The road to “home” was not smooth for Hearn, who felt vulnerable to the native gaze in Japan. Pasley depicts an amusing episode that rings so true: at a traditional inn where guests had to share the baths, Hearn noticed that everyone was staring at him “with wide-eyed curiosity, making no effort to hide the fact that they were talking about him”. He stood up – naked – and delivered a speech in Japanese: “Why are you staring at me? I’m just a human being. Nothing special. Just an ordinary human being.” Hearing this, the “entire bathhouse erupted in laughter”. It turned out that Hearn had confused the word for “carrot” (ninjin) with the word for “human being” (ningen); what he had actually said was “I’m just a carrot”.

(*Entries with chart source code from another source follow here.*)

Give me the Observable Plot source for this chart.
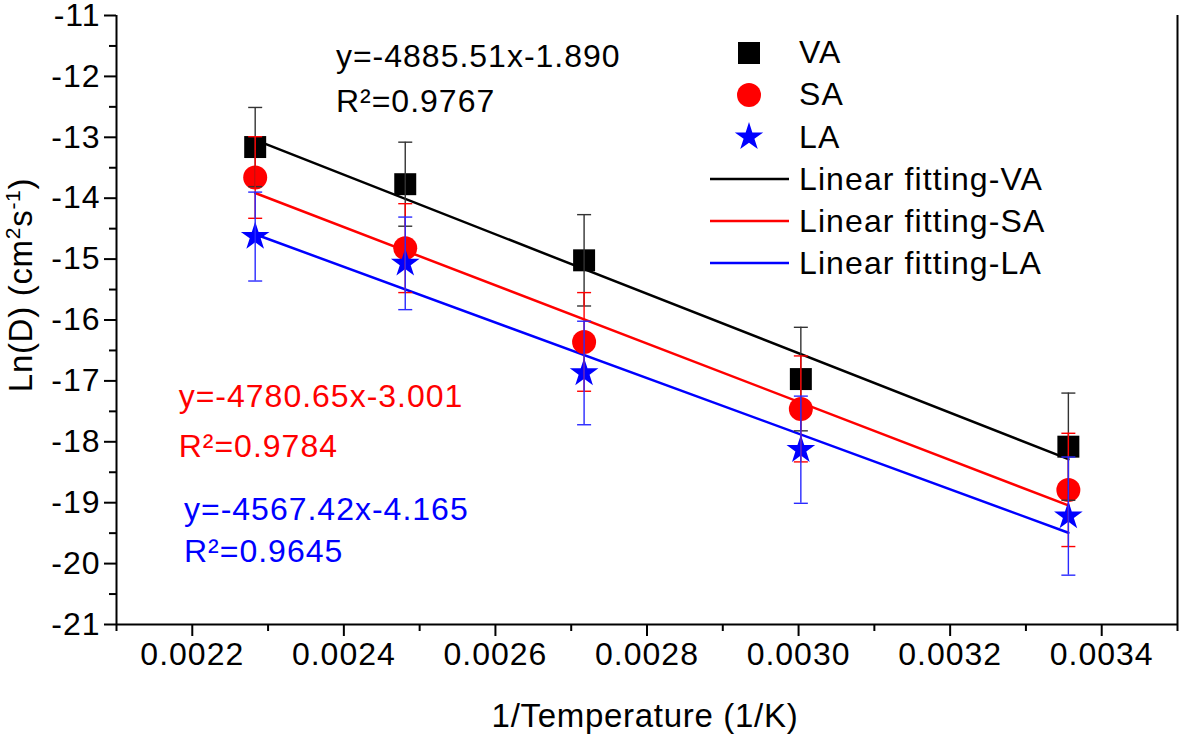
<!DOCTYPE html>
<html>
<head>
<meta charset="utf-8">
<script src="https://cdn.jsdelivr.net/npm/d3@7"></script>
<script src="https://cdn.jsdelivr.net/npm/@observablehq/plot@0.6"></script>
<style>
  html, body { margin: 0; padding: 0; background: #fff; }
  #chart { position: relative; width: 1179px; height: 736px; }
  svg { font-family: "Liberation Sans", Arial, sans-serif; }
  .tk text { letter-spacing: 1px; }
</style>
</head>
<body>
<div id="chart"></div>
<script>
// ---- data ----
const invTemp = [0.002283, 0.002481, 0.002717, 0.003003, 0.003356];
const vaLnD = [-13.16, -13.77, -15.02, -16.97, -18.08];
const vaErr = [0.65, 0.69, 0.75, 0.85, 0.88];
const saLnD = [-13.66, -14.82, -16.36, -17.46, -18.79];
const saErr = [0.67, 0.73, 0.81, 0.87, 0.93];
const laLnD = [-14.63, -15.07, -16.87, -18.13, -19.22];
const laErr = [0.73, 0.76, 0.85, 0.88, 0.97];

const seriesNames = ["VA", "SA", "LA"];
const seriesColors = ["#000000", "#ff0000", "#0000ff"];
const barColors = ["#333333", "#ff0000", "#2a2aff"];
const fitSlopes = [-4885.51, -4780.65, -4567.42];
const fitIntercepts = [-1.890, -3.001, -4.165];
const fitR2 = ["0.9767", "0.9784", "0.9645"];
const eqLabels = ["y=-4885.51x-1.890", "y=-4780.65x-3.001", "y=-4567.42x-4.165"];

const xTicks = [0.0022, 0.0024, 0.0026, 0.0028, 0.0030, 0.0032, 0.0034];
const xMinorTicks = [0.0021, 0.0023, 0.0025, 0.0027, 0.0029, 0.0031, 0.0033, 0.0035];
const yTicks = [-21, -20, -19, -18, -17, -16, -15, -14, -13, -12, -11];
const yMinorTicks = [-20.5, -19.5, -18.5, -17.5, -16.5, -15.5, -14.5, -13.5, -12.5, -11.5];

// annotation anchors (data space)
const eqX = [0.0023895, 0.002182, 0.002189];
const eqY = [-11.85, -17.43, -19.28];
const r2Y = [-12.59, -18.25, -19.98];

// ---- tables ----
const lnD = [vaLnD, saLnD, laLnD];
const errs = [vaErr, saErr, laErr];
const points = [];
seriesNames.forEach((s, i) => invTemp.forEach((x, j) => points.push({
  series: s, idx: i, x, y: lnD[i][j], err: errs[i][j]
})));
const fits = [];
seriesNames.forEach((s, i) => {
  [invTemp[0], invTemp[invTemp.length - 1]].forEach(x =>
    fits.push({series: s, idx: i, x, y: fitSlopes[i] * x + fitIntercepts[i]}));
});
const notes = seriesNames.map((s, i) => ({idx: i, x: eqX[i], y: eqY[i], y2: r2Y[i], eq: eqLabels[i], r2: "R²=" + fitR2[i]}));

const symbolFor = {VA: "square", SA: "circle", LA: "star"};
const capSymbol = {draw(ctx) { ctx.moveTo(-7, 0); ctx.lineTo(7, 0); }};

const marks = [
  // axis lines
  Plot.ruleX([0.0021], {strokeWidth: 2}),
  Plot.ruleX([0.0035], {strokeWidth: 2}),
  Plot.ruleY([-21], {strokeWidth: 2}),
  Plot.axisX(xTicks, {tickSize: 12, tickPadding: 6, fontSize: 32, tickFormat: d3.format(".4f"), strokeWidth: 2, label: null, fill: "#000", className: "tk"}),
  Plot.axisX(xMinorTicks, {tickSize: 7, tickFormat: () => "", strokeWidth: 2, label: null}),
  Plot.axisY(yTicks, {tickSize: 12, tickPadding: 4, fontSize: 32, tickFormat: d => d, strokeWidth: 2, label: null, fill: "#000", className: "tk"}),
  Plot.axisY(yMinorTicks, {tickSize: 7, tickFormat: () => "", strokeWidth: 2, label: null}),
  // fit lines
  Plot.line(fits, {x: "x", y: "y", z: "series", stroke: d => seriesColors[d.idx], strokeWidth: 2.5}),
];
// markers
seriesNames.forEach((s, i) => {
  marks.push(Plot.dot(points.filter(d => d.series === s), {
    x: "x", y: "y", symbol: () => symbolFor[s], fill: seriesColors[i], stroke: "none",
    r: s === "VA" ? 12.4 : s === "SA" ? 12 : 9
  }));
});
// error bars
seriesNames.forEach((s, i) => {
  const pts = points.filter(d => d.series === s);
  marks.push(Plot.ruleX(pts, {x: "x", y1: d => d.y - d.err, y2: d => d.y + d.err, stroke: barColors[i], strokeWidth: 1.4}));
  marks.push(Plot.dot(pts, {x: "x", y: d => d.y - d.err, symbol: capSymbol, r: 5, stroke: barColors[i], strokeWidth: 1.4, fill: "none"}));
  marks.push(Plot.dot(pts, {x: "x", y: d => d.y + d.err, symbol: capSymbol, r: 5, stroke: barColors[i], strokeWidth: 1.4, fill: "none"}));
});
// annotations
marks.push(Plot.text(notes, {x: "x", y: "y", text: "eq", fill: d => seriesColors[d.idx], textAnchor: "start", lineAnchor: "bottom", fontSize: 32, className: "tk"}));
marks.push(Plot.text(notes, {x: "x", y: "y2", text: "r2", fill: d => seriesColors[d.idx], textAnchor: "start", lineAnchor: "bottom", fontSize: 32, className: "tk"}));

const chart = Plot.plot({
  width: 1179, height: 736,
  marginLeft: 116, marginRight: 2, marginTop: 15, marginBottom: 112,
  style: {fontFamily: '"Liberation Sans", Arial, sans-serif', background: "#fff", overflow: "visible"},
  x: {domain: [0.0021, 0.0035]},
  y: {domain: [-21, -11]},
  marks
});
document.getElementById("chart").appendChild(chart);

// axis titles & legend overlay
const svg = d3.select(chart);
svg.append("text").attr("x", 645).attr("y", 727).attr("text-anchor", "middle")
  .attr("font-size", 33).attr("letter-spacing", "0.7px").attr("fill", "#000").text("1/Temperature (1/K)");
const yl = svg.append("text").attr("transform", "translate(32,285) rotate(-90)")
  .attr("text-anchor", "middle").attr("font-size", 33).attr("letter-spacing", "0.7px").attr("fill", "#000");
yl.append("tspan").text("Ln(D) (cm");
yl.append("tspan").attr("dy", -12).attr("font-size", 21).text("2");
yl.append("tspan").attr("dy", 12).text("s");
yl.append("tspan").attr("dy", -12).attr("font-size", 21).text("-1");
yl.append("tspan").attr("dy", 12).text(")");

const lg = svg.append("g").attr("text-anchor", "start");
const symY = [53, 95, 137];
const symBase = [63, 105, 148];
const d3Sym = [d3.symbolSquare, d3.symbolCircle, d3.symbolStar];
const symSize = [484, 452, 250];
seriesNames.forEach((s, i) => {
  lg.append("path").attr("transform", `translate(749,${symY[i]})`)
    .attr("d", d3.symbol(d3Sym[i], symSize[i])()).attr("fill", seriesColors[i]);
  lg.append("text").attr("x", 799).attr("y", symBase[i]).attr("font-size", 32)
    .attr("letter-spacing", "1.1px").attr("text-anchor", "start").attr("fill", "#000").text(s);
});
const lineY = [179, 221, 263];
const lineBase = [190, 232, 274];
seriesNames.forEach((s, i) => {
  lg.append("line").attr("x1", 710).attr("x2", 789).attr("y1", lineY[i]).attr("y2", lineY[i])
    .attr("stroke", seriesColors[i]).attr("stroke-width", 2.5);
  lg.append("text").attr("x", 799).attr("y", lineBase[i]).attr("font-size", 32)
    .attr("letter-spacing", "1.1px").attr("text-anchor", "start").attr("fill", "#000").text("Linear fitting-" + s);
});
</script>
</body>
</html>
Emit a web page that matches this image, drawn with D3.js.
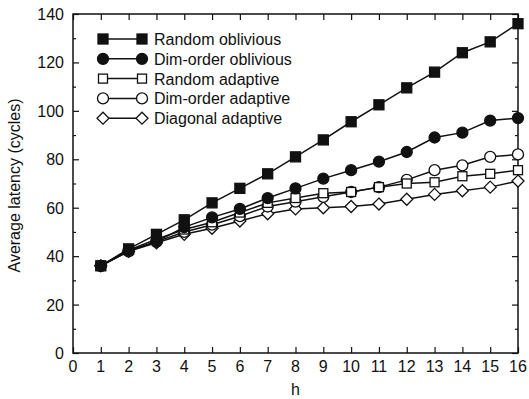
<!DOCTYPE html>
<html>
<head>
<meta charset="utf-8">
<script src="https://cdn.jsdelivr.net/npm/d3@7"></script>
<style>
  body { margin: 0; background: #fff; }
  svg { font-family: "Liberation Sans", Arial, sans-serif; }
</style>
</head>
<body>
<svg id="chart" width="529" height="399"></svg>
<script>
// data
const hValues = [1, 2, 3, 4, 5, 6, 7, 8, 9, 10, 11, 12, 13, 14, 15, 16];
const randomOblivious = [36, 43, 49, 55, 62, 68, 74, 81, 88, 95.5, 102.5, 109.5, 116, 124, 128.5, 136];
const dimOrderOblivious = [36, 42.5, 46, 52, 56, 59.5, 64, 68, 72, 75.5, 79, 83, 89, 91, 96, 97];
const randomAdaptive = [36, 42.5, 47, 51, 54, 58, 62, 64, 66, 66.5, 68.5, 70, 70.5, 73, 74, 75.5];
const dimOrderAdaptive = [36, 42, 46, 50, 53, 56.5, 60.5, 62.5, 64.5, 66.5, 68.5, 71.5, 75.5, 77.5, 81, 82];
const diagonalAdaptive = [36, 42, 45.5, 49, 51.5, 54.5, 57.5, 59.5, 60, 60.5, 61.5, 63.5, 65.5, 67, 68.5, 71];
const seriesNames = ['Random oblivious', 'Dim-order oblivious', 'Random adaptive', 'Dim-order adaptive', 'Diagonal adaptive'];
const xTicks = d3.range(0, 17);
const yTicks = [0, 20, 40, 60, 80, 100, 120, 140];
const yMinor = d3.range(0, 141, 10);

const series = [
  { name: seriesNames[0], values: randomOblivious, shape: 'square', fill: true },
  { name: seriesNames[1], values: dimOrderOblivious, shape: 'circle', fill: true },
  { name: seriesNames[2], values: randomAdaptive, shape: 'square', fill: false },
  { name: seriesNames[3], values: dimOrderAdaptive, shape: 'circle', fill: false },
  { name: seriesNames[4], values: diagonalAdaptive, shape: 'diamond', fill: false }
];

const svg = d3.select('#chart'),
    margin = { top: 14, right: 11, bottom: 46, left: 73 },
    width = +svg.attr('width') - margin.left - margin.right,
    height = +svg.attr('height') - margin.top - margin.bottom;

const x = d3.scaleLinear().domain([0, 16]).range([0, width]);
const y = d3.scaleLinear().domain([0, 140]).range([height, 0]);

const g = svg.append('g')
    .attr('transform', 'translate(' + margin.left + ',' + margin.top + ')');

const ink = '#111';

// inward ticks on all four sides
g.append('g').call(d3.axisBottom(x).tickValues(xTicks).tickSize(-6).tickFormat(''))
    .attr('transform', 'translate(0,' + height + ')');
g.append('g').call(d3.axisTop(x).tickValues(xTicks).tickSize(-6).tickFormat(''));
g.append('g').call(d3.axisLeft(y).tickValues(yMinor).tickSize(-6).tickFormat(''));
g.append('g').call(d3.axisRight(y).tickValues(yMinor).tickSize(-6).tickFormat(''))
    .attr('transform', 'translate(' + width + ',0)');
g.selectAll('.domain').remove();
g.selectAll('.tick line').attr('stroke', ink).attr('stroke-width', 1.2);

// minor ticks are shorter
g.selectAll('.tick line').filter(function (d) { return d % 20 === 10 && d <= 140 && this.getAttribute('x2'); })
    .attr('x2', function () { return +this.getAttribute('x2') > 0 ? 3 : -3; });

// frame
g.append('rect')
    .attr('width', width).attr('height', height)
    .attr('fill', 'none').attr('stroke', ink).attr('stroke-width', 1.5);

// tick labels
g.selectAll('.xlab').data(xTicks).enter().append('text')
    .attr('x', (d) => x(d)).attr('y', height + 19)
    .attr('text-anchor', 'middle').attr('font-size', 16).attr('fill', ink)
    .text((d) => d);
g.selectAll('.ylab').data(yTicks).enter().append('text')
    .attr('x', -9).attr('y', (d) => y(d) + 6)
    .attr('text-anchor', 'end').attr('font-size', 16).attr('fill', ink)
    .text((d) => d);

// axis titles
svg.append('text')
    .attr('x', margin.left + width / 2).attr('y', 395)
    .attr('text-anchor', 'middle').attr('font-size', 16).attr('fill', ink)
    .text('h');
svg.append('text')
    .attr('transform', 'translate(20,' + (margin.top + height / 2 + 2) + ') rotate(-90)')
    .attr('text-anchor', 'middle').attr('font-size', 16).attr('fill', ink)
    .text('Average latency (cycles)');

function drawMarker(sel, s) {
  if (s.shape === 'square') {
    const r = s.fill ? 5 : 4.5;
    sel.append('rect').attr('x', -r).attr('y', -r).attr('width', 2 * r).attr('height', 2 * r);
  } else if (s.shape === 'circle') {
    sel.append('circle').attr('r', 5.5);
  } else {
    sel.append('path').attr('d', 'M0,-6L6,0L0,6L-6,0Z');
  }
  sel.selectAll('*')
      .attr('fill', s.fill ? ink : '#fff')
      .attr('stroke', ink).attr('stroke-width', 1.3);
}

const line = d3.line().x((d) => x(d[0])).y((d) => y(d[1]));

// draw from the bottom series up, so the filled ones sit on top
series.slice().reverse().forEach((s) => {
  const pts = hValues.map((h, i) => [h, s.values[i]]);
  g.append('path').datum(pts)
      .attr('d', line).attr('fill', 'none')
      .attr('stroke', ink).attr('stroke-width', 1.5);
  g.selectAll(null).data(pts).enter().append('g')
      .attr('transform', (d) => 'translate(' + x(d[0]) + ',' + y(d[1]) + ')')
      .each(function () { drawMarker(d3.select(this), s); });
});

// legend
const legend = svg.append('g').attr('transform', 'translate(103,39)');
series.forEach((s, i) => {
  const row = legend.append('g').attr('transform', 'translate(0,' + i * 19.8 + ')');
  row.append('line').attr('x1', 0).attr('x2', 39)
      .attr('stroke', ink).attr('stroke-width', 1.5);
  drawMarker(row.append('g'), s);
  drawMarker(row.append('g').attr('transform', 'translate(39,0)'), s);
  row.append('text').attr('x', 51).attr('y', 6)
      .attr('font-size', 16).attr('fill', ink)
      .text(s.name);
});
</script>
</body>
</html>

For Hearn, to achieve a sense of belonging entailed not so much building fences of exclusion as adopting a fluid, permeable mind-set ready for connection, for fusion and union, like the “clouds” in his Japanese name, or like the smoke wafting from incense sticks at Japanese rituals and ceremonies, which connects hearts and minds. To belong, as Pasley movingly suggests throughout Black Dragonfly, is to jettison a beleaguered sense of selfhood. Particularly in the context of Japanese culture, this involves connecting with the past and catapulting – from the stances of the past and the present – the imagination into the future. Pasley’s epigraph, extracted from one of Hearn’s letters, illustrates this overarching theme of connectiveness: “the dead are not dead – they live in all of us and move us, – and stir faintly in every heartbeat”.

The “ghostly interlinkings” that Hearn detects in all lives are encapsulated in the image Pasley has chosen for the novel’s title: Black Dragonfly. She describes Hearn being fascinated by the flight of dragonflies in rural Japan – the “silent flickering of tiny lights, a zigzagging, soundless flashing of emerald, rose and azure steel”. In their transience and in the metamorphosis they have to undergo, dragonflies are symbolic of Hearn’s brief life and transformative experience in Japan. They live underwater as larvae for most of their lives before emerging to transform themselves into gorgeous, but short-lived, adult insects. In Japan, dragonflies are a “symbol of change and of mental and emotional maturity”, and of “death” too: they are regarded as souls of ancestors returning to visit their loved ones. Hearn remembers his wife’s grandfather “greeting the black dragonfly that hovered around him a few days before he died”. The old man had attributed the black colour to the completion of the dragonfly’s life cycle. In Black Dragonfly, Pasley deftly crafts the eponymous image into a multivalent symbol, of ephemeral beauty and transfiguration, of fulfilment, of relations that survive and transcend death, of connections through time and space, of the fluid, and perhaps “ghostly”, nature of belonging.

1/6/2021

Brought up in Taiwan, Brandon C Yen holds a PhD in English Literature from Cambridge and has worked in Scotland, Ireland and England. His book on Wordsworth’s trees (co-authored with Peter Dale) is forthcoming from Reaktion Books in 2021.